▶ _Source excerpt_
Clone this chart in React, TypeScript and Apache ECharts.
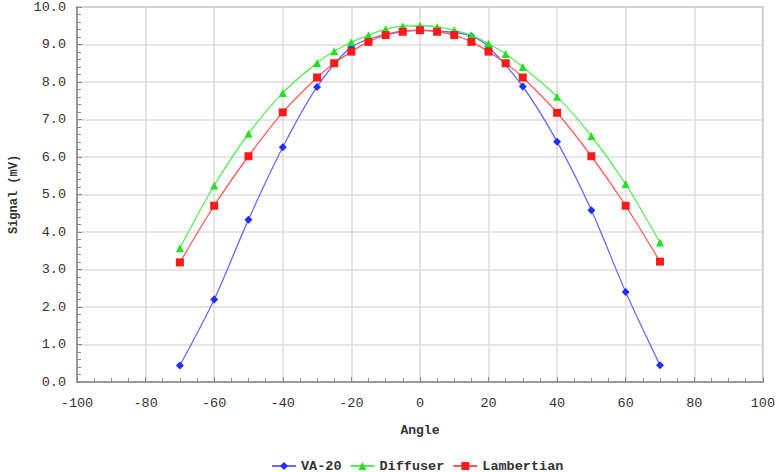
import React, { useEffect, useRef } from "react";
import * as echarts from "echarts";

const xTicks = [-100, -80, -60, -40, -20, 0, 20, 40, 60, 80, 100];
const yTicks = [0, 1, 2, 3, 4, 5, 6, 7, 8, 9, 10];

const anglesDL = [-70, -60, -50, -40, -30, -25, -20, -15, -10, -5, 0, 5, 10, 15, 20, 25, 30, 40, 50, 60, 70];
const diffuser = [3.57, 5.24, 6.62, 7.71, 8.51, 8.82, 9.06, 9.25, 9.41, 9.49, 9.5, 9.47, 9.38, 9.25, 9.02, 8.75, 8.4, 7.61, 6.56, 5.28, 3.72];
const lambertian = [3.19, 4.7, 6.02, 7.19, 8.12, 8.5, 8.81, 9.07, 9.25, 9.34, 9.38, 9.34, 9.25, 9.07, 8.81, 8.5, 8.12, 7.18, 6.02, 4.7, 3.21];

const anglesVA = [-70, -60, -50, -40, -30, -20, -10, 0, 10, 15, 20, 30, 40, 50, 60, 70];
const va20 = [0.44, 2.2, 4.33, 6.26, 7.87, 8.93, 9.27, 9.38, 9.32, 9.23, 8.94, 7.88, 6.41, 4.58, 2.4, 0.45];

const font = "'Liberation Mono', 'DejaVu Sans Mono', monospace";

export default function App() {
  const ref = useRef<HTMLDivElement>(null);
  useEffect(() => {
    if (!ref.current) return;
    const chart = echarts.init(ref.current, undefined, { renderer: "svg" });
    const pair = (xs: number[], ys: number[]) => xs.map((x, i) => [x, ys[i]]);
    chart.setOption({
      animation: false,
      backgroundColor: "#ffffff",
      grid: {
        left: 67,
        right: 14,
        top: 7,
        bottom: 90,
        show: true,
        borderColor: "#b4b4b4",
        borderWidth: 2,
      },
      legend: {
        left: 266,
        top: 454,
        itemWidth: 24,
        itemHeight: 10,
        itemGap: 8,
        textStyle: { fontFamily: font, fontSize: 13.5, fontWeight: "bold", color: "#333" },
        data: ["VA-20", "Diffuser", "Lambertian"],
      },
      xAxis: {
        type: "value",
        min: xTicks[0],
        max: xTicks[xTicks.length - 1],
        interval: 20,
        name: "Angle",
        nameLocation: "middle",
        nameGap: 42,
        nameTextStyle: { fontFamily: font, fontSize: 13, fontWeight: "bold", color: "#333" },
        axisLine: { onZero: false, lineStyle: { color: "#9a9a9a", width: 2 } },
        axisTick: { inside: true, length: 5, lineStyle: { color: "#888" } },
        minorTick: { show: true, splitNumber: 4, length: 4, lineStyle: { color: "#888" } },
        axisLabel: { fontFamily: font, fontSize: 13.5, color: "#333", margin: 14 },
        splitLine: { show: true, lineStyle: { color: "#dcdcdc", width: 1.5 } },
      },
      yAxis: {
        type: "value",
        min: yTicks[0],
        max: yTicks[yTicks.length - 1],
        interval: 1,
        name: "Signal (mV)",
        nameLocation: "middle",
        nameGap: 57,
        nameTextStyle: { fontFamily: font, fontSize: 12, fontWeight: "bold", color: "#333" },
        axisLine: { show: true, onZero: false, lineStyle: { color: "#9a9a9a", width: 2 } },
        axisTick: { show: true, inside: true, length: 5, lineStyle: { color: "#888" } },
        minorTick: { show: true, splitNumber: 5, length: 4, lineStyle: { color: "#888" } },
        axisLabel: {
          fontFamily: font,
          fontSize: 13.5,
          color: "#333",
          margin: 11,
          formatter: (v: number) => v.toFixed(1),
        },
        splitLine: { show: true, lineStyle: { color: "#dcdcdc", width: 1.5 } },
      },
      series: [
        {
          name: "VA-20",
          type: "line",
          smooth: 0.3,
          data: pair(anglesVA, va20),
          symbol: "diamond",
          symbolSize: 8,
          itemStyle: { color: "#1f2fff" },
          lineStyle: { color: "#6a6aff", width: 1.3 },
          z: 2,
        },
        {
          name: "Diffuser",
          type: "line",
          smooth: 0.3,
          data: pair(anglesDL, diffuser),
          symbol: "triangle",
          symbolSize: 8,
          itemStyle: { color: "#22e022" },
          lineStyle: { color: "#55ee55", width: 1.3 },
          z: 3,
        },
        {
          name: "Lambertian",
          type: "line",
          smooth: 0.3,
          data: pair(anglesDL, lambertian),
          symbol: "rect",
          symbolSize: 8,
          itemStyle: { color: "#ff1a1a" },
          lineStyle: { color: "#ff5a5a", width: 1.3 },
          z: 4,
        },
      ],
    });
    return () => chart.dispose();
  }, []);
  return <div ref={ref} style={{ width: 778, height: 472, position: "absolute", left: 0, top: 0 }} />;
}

▶ _Job_
Starting at the top of the listing above, please restate word for word each line up to and including the one that holds "Mono', 'DejaVu Sans", omitting every image.

▶ _Task response_
Clone this chart in React, TypeScript and Apache ECharts.
import React, { useEffect, useRef } from "react";
import * as echarts from "echarts";

const xTicks = [-100, -80, -60, -40, -20, 0, 20, 40, 60, 80, 100];
const yTicks = [0, 1, 2, 3, 4, 5, 6, 7, 8, 9, 10];

const anglesDL = [-70, -60, -50, -40, -30, -25, -20, -15, -10, -5, 0, 5, 10, 15, 20, 25, 30, 40, 50, 60, 70];
const diffuser = [3.57, 5.24, 6.62, 7.71, 8.51, 8.82, 9.06, 9.25, 9.41, 9.49, 9.5, 9.47, 9.38, 9.25, 9.02, 8.75, 8.4, 7.61, 6.56, 5.28, 3.72];
const lambertian = [3.19, 4.7, 6.02, 7.19, 8.12, 8.5, 8.81, 9.07, 9.25, 9.34, 9.38, 9.34, 9.25, 9.07, 8.81, 8.5, 8.12, 7.18, 6.02, 4.7, 3.21];

const anglesVA = [-70, -60, -50, -40, -30, -20, -10, 0, 10, 15, 20, 30, 40, 50, 60, 70];
const va20 = [0.44, 2.2, 4.33, 6.26, 7.87, 8.93, 9.27, 9.38, 9.32, 9.23, 8.94, 7.88, 6.41, 4.58, 2.4, 0.45];

const font = "'Liberation Mono', 'DejaVu Sans Mono', monospace";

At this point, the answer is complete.